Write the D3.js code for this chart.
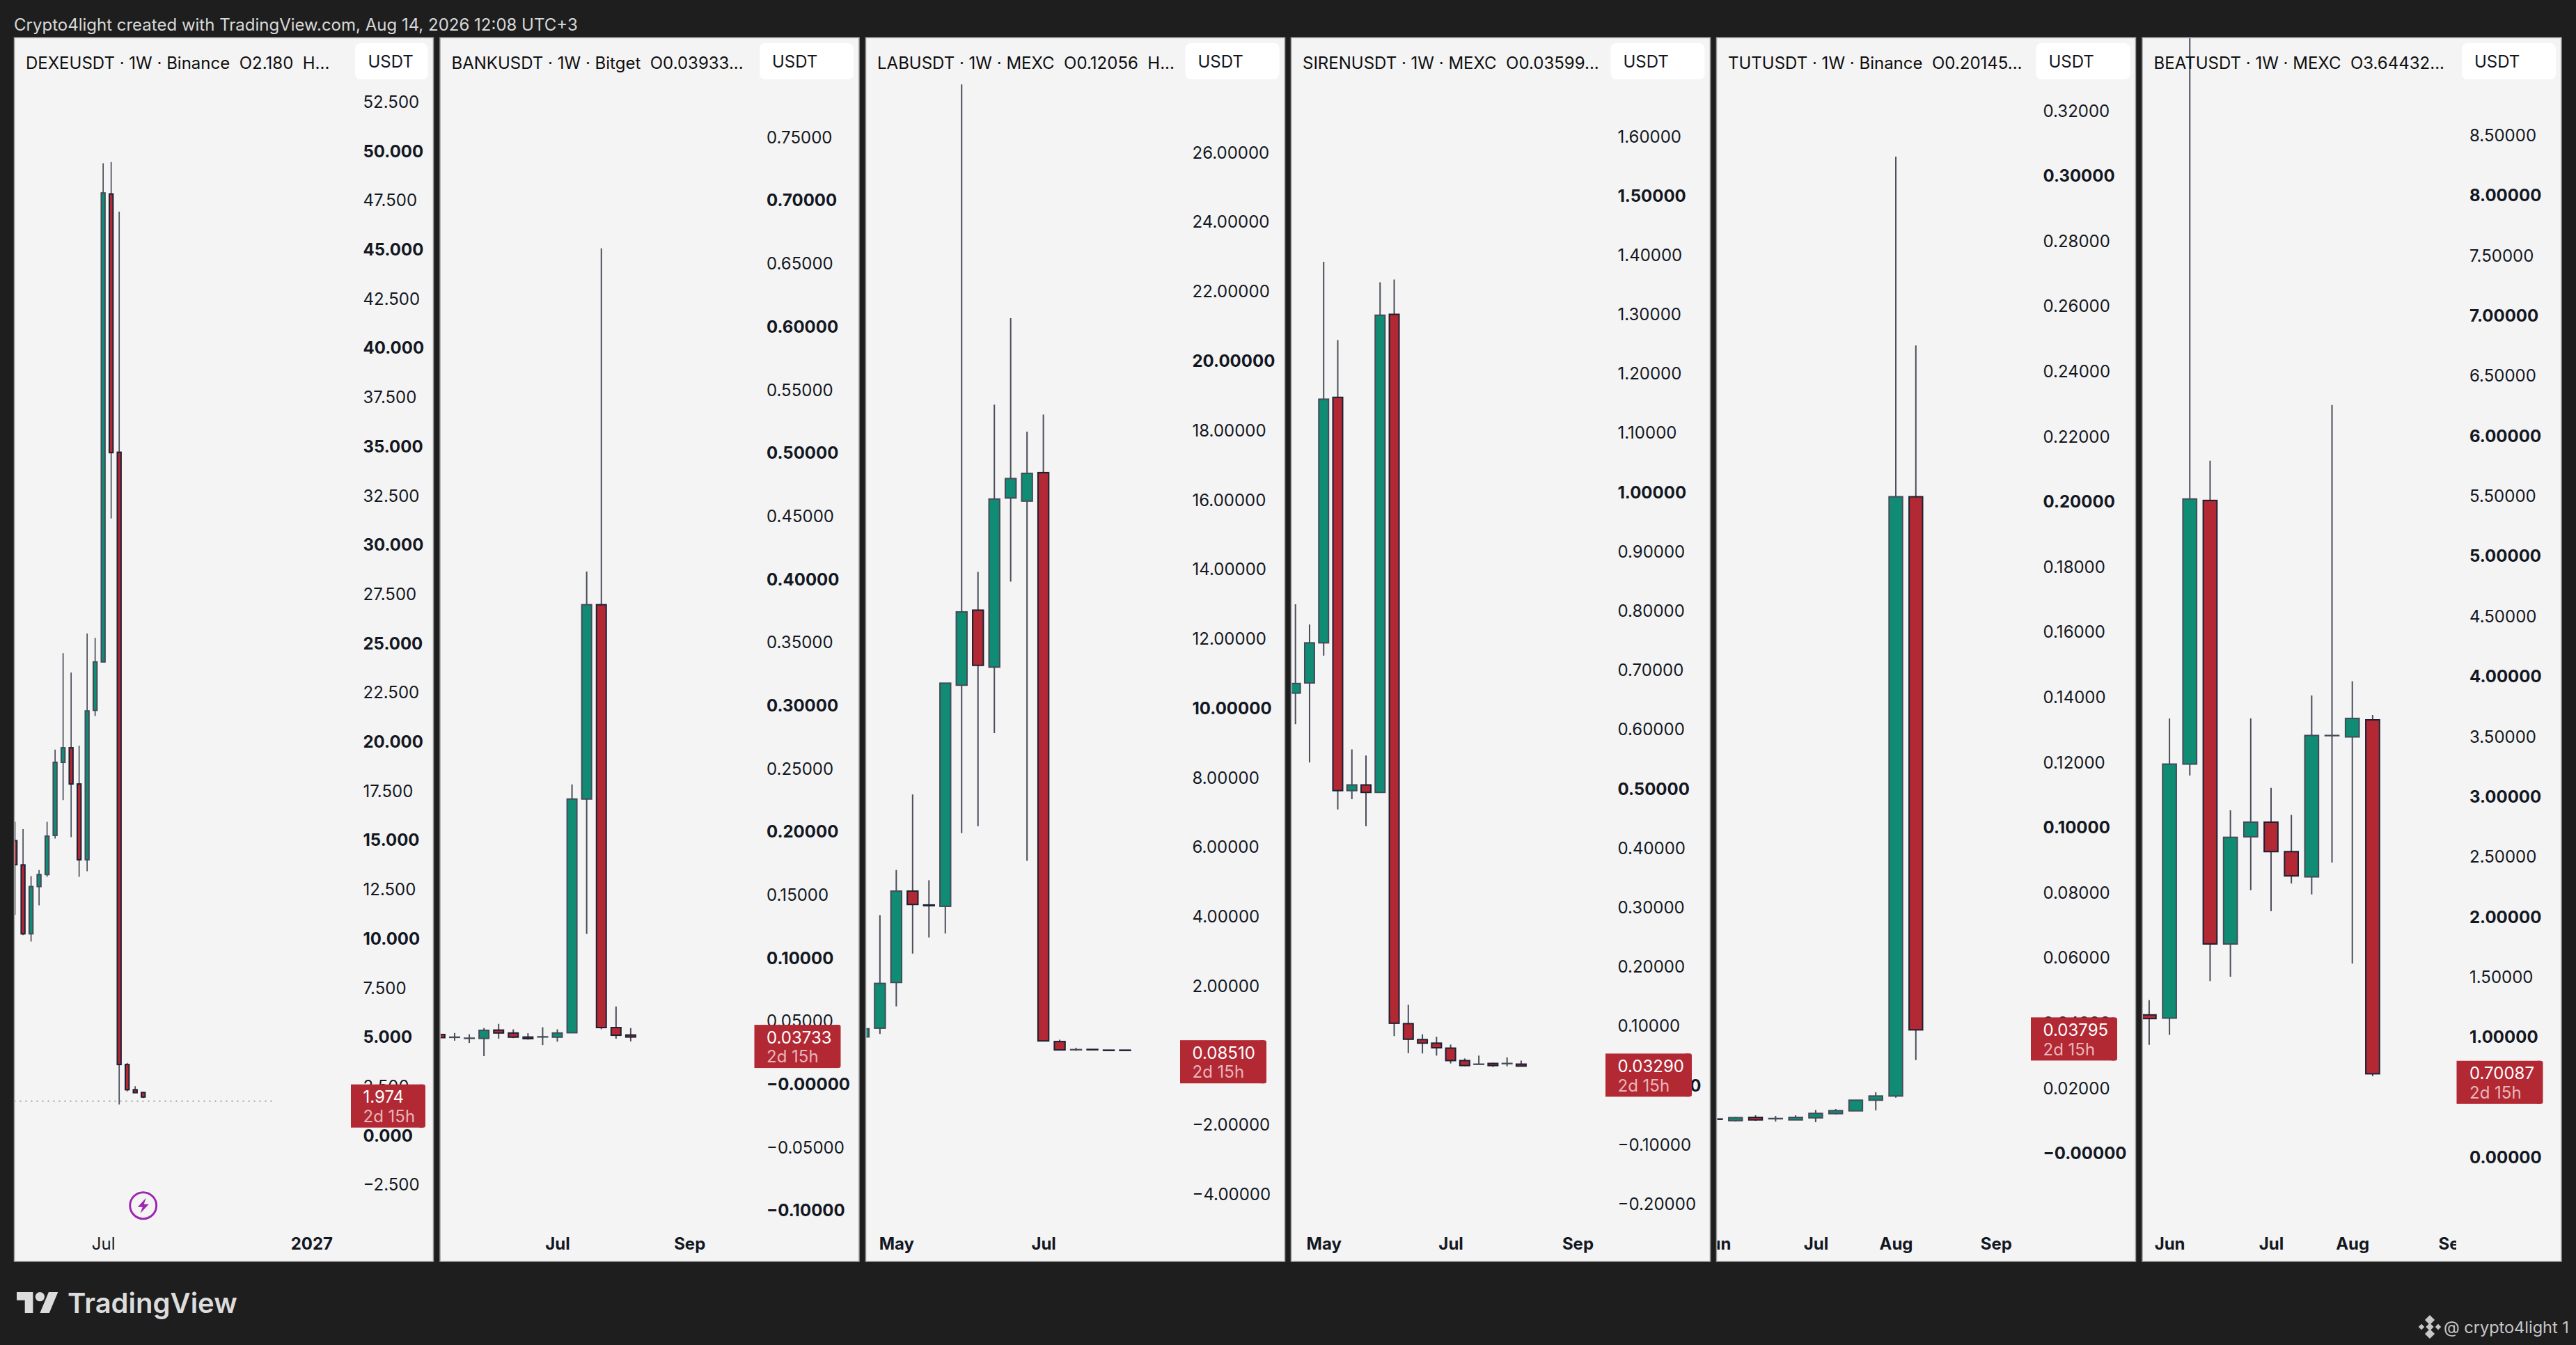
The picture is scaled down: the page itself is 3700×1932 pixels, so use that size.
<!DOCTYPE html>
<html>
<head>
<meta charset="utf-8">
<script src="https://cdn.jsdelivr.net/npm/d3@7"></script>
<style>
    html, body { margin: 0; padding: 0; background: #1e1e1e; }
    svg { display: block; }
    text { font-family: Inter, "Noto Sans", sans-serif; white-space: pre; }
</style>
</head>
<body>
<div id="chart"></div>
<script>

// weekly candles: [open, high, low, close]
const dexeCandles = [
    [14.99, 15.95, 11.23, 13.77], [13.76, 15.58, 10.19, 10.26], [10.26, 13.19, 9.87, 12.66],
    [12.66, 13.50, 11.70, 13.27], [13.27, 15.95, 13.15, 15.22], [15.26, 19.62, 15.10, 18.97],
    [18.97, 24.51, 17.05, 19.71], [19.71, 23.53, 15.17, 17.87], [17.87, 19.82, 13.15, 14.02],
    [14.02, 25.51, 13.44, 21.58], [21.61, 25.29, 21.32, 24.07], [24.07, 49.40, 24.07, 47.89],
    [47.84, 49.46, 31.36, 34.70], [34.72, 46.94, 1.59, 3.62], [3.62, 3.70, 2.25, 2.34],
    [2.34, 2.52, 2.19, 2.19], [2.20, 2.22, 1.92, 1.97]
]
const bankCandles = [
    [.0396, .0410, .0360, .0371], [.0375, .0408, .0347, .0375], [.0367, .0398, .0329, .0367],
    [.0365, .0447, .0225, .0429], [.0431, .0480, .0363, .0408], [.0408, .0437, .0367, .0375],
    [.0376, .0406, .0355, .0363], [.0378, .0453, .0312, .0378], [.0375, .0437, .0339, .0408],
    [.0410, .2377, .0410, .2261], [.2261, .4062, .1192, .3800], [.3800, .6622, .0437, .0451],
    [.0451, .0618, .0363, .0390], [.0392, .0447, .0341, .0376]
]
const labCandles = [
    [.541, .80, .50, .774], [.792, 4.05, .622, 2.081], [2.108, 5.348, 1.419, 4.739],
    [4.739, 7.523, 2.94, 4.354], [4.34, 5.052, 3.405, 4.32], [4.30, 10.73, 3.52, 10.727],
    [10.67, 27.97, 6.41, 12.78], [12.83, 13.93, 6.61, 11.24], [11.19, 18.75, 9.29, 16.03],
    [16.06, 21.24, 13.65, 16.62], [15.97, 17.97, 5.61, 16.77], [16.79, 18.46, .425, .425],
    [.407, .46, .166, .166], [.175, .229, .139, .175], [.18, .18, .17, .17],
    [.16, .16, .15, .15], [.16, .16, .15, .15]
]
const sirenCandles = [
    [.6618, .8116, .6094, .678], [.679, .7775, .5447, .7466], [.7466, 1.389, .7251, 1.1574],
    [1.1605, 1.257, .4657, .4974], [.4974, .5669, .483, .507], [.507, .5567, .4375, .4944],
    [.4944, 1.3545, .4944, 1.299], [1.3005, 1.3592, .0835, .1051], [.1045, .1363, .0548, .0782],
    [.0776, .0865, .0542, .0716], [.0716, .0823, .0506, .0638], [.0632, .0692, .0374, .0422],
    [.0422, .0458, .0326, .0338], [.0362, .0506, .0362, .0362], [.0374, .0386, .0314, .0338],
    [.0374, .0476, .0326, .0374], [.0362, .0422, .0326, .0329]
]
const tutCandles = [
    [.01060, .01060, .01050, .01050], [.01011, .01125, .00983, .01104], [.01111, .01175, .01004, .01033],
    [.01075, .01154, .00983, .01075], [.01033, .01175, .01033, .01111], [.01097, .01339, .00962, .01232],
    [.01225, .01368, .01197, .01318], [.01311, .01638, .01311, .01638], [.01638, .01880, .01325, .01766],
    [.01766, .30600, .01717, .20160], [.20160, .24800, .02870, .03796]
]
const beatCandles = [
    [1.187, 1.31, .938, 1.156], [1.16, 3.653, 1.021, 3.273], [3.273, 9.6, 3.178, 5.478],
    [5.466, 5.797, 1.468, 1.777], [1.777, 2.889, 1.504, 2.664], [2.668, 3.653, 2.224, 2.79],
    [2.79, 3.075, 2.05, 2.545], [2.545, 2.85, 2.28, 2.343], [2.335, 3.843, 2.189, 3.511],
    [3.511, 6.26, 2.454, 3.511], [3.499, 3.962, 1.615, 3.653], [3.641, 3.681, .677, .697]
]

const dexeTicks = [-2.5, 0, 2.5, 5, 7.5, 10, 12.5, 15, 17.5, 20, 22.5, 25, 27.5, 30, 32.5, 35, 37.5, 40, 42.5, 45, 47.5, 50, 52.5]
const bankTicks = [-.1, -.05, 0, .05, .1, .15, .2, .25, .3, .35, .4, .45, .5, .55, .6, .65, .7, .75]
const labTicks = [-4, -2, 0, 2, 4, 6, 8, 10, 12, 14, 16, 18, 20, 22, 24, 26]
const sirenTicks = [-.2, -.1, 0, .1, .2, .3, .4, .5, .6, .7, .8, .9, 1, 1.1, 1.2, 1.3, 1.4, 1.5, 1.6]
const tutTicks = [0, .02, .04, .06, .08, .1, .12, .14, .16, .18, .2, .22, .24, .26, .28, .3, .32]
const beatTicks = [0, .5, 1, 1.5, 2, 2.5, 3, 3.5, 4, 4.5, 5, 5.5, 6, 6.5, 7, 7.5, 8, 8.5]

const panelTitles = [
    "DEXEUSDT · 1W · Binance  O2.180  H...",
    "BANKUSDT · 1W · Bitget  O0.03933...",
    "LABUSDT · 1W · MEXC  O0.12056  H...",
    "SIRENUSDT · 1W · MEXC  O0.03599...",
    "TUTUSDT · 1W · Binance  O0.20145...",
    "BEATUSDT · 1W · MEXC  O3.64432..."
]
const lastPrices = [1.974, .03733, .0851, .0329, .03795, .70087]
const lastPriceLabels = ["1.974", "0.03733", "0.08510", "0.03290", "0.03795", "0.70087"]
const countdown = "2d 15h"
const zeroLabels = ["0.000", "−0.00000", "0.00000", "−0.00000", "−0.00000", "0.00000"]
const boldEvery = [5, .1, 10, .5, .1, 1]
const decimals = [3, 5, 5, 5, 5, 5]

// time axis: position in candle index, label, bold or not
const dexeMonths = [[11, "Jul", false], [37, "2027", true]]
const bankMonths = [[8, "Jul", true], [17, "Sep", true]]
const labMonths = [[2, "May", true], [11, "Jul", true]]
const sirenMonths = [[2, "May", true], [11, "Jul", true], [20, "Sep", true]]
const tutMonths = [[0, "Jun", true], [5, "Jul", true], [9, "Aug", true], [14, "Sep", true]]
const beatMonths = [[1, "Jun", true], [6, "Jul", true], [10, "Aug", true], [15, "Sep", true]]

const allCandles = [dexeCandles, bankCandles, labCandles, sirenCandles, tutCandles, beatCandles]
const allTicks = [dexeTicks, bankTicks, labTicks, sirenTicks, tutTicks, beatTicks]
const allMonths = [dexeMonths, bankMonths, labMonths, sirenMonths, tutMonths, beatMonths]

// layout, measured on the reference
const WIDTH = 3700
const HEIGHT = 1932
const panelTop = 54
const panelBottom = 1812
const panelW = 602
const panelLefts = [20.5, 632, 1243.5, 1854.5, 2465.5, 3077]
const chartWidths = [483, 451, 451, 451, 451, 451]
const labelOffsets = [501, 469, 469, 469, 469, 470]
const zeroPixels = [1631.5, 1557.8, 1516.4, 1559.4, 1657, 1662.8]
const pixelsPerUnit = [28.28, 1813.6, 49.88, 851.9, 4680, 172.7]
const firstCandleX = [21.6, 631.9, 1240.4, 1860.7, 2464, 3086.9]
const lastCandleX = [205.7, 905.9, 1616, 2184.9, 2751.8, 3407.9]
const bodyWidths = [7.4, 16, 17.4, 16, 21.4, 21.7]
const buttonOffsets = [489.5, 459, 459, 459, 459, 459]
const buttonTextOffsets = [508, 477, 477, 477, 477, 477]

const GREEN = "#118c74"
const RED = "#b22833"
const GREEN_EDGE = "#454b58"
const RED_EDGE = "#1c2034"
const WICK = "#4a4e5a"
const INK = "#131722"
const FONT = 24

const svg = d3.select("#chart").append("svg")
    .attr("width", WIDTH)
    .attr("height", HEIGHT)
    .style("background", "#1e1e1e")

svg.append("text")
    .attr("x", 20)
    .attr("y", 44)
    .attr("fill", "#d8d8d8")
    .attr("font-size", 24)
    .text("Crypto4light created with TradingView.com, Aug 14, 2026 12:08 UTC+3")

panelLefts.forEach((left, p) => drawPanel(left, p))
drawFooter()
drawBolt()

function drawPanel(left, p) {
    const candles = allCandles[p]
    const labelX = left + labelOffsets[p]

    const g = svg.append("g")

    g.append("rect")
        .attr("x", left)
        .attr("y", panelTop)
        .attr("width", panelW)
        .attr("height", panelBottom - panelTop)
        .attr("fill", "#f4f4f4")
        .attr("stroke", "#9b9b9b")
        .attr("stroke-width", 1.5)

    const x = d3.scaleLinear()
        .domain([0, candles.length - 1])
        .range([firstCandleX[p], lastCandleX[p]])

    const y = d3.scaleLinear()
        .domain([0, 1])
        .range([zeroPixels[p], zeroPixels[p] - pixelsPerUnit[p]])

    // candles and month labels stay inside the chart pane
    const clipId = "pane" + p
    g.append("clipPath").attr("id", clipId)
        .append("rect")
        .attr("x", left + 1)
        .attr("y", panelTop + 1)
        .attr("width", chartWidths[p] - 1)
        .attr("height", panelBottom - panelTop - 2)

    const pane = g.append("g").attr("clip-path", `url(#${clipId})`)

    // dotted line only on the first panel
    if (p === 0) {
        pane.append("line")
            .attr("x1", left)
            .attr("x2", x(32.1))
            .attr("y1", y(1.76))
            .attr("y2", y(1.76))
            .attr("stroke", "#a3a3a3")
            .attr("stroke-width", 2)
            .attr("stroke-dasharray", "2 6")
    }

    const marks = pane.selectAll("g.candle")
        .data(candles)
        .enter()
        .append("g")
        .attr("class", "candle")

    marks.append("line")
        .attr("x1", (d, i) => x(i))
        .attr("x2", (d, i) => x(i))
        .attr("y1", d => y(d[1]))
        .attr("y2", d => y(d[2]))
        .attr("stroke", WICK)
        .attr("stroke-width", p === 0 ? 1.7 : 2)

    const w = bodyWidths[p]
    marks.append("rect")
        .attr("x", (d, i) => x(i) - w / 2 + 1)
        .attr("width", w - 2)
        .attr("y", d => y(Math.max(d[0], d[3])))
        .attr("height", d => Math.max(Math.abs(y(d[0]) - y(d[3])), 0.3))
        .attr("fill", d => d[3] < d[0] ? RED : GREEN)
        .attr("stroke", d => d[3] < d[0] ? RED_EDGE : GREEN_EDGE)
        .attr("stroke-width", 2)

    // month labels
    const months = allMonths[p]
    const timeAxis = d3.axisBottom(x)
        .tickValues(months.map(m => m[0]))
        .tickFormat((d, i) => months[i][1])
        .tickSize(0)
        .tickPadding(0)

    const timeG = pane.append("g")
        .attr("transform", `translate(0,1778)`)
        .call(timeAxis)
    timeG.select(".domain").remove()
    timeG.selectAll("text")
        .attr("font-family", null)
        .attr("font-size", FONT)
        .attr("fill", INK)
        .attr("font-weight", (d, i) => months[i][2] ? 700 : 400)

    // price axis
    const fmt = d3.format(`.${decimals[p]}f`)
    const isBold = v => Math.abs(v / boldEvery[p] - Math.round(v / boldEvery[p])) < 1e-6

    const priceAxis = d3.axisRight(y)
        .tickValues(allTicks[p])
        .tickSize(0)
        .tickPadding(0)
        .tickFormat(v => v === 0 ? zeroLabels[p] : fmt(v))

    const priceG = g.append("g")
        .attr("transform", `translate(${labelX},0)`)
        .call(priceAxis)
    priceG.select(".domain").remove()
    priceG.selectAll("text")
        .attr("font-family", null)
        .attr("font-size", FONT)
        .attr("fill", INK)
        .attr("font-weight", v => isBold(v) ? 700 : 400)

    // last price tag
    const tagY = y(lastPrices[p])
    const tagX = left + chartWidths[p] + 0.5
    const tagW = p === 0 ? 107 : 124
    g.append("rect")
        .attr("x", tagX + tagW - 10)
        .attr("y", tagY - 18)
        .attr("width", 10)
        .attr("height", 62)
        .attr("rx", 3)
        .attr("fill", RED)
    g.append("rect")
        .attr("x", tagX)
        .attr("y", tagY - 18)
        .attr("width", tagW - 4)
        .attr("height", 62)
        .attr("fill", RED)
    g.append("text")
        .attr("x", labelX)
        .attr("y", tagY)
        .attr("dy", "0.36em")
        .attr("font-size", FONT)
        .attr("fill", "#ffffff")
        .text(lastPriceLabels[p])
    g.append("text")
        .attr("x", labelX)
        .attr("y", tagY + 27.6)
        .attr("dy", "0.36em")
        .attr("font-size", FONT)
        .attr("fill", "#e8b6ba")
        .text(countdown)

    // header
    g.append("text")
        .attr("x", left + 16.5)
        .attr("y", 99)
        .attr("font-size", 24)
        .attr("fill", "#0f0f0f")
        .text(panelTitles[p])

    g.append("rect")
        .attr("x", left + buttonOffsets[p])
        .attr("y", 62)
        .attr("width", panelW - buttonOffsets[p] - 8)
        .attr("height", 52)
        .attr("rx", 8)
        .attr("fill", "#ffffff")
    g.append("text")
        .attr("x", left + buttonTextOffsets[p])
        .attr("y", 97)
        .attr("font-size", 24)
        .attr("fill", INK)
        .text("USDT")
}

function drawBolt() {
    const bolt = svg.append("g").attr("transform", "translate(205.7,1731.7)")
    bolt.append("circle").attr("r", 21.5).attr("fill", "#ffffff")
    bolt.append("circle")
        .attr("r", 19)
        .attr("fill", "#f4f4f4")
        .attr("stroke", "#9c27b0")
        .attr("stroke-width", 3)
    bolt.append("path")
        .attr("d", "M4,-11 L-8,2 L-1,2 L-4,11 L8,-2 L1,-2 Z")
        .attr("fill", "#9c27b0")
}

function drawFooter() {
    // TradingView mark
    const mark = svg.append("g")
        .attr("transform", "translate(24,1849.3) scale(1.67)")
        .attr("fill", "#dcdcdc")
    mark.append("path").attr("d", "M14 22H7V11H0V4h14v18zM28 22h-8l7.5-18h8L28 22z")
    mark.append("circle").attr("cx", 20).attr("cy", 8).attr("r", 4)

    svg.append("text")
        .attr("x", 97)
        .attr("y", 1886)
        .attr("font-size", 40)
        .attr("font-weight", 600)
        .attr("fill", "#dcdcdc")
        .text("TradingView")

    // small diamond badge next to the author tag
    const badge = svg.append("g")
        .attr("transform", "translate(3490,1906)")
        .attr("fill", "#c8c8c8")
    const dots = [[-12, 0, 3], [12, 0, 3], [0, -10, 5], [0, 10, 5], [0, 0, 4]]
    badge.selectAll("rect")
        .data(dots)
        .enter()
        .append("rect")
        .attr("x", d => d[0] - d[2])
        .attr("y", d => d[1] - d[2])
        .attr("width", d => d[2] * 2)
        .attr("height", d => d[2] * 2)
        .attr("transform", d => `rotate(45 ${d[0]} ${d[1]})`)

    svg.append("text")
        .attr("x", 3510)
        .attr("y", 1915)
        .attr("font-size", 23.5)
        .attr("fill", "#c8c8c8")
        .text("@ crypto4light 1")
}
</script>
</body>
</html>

### Set exercise
Using the listing above, pick out each line that contains the word "picture", then copy it.

### Answer to this exercise
The picture is scaled down: the page itself is 3700×1932 pixels, so use that size.

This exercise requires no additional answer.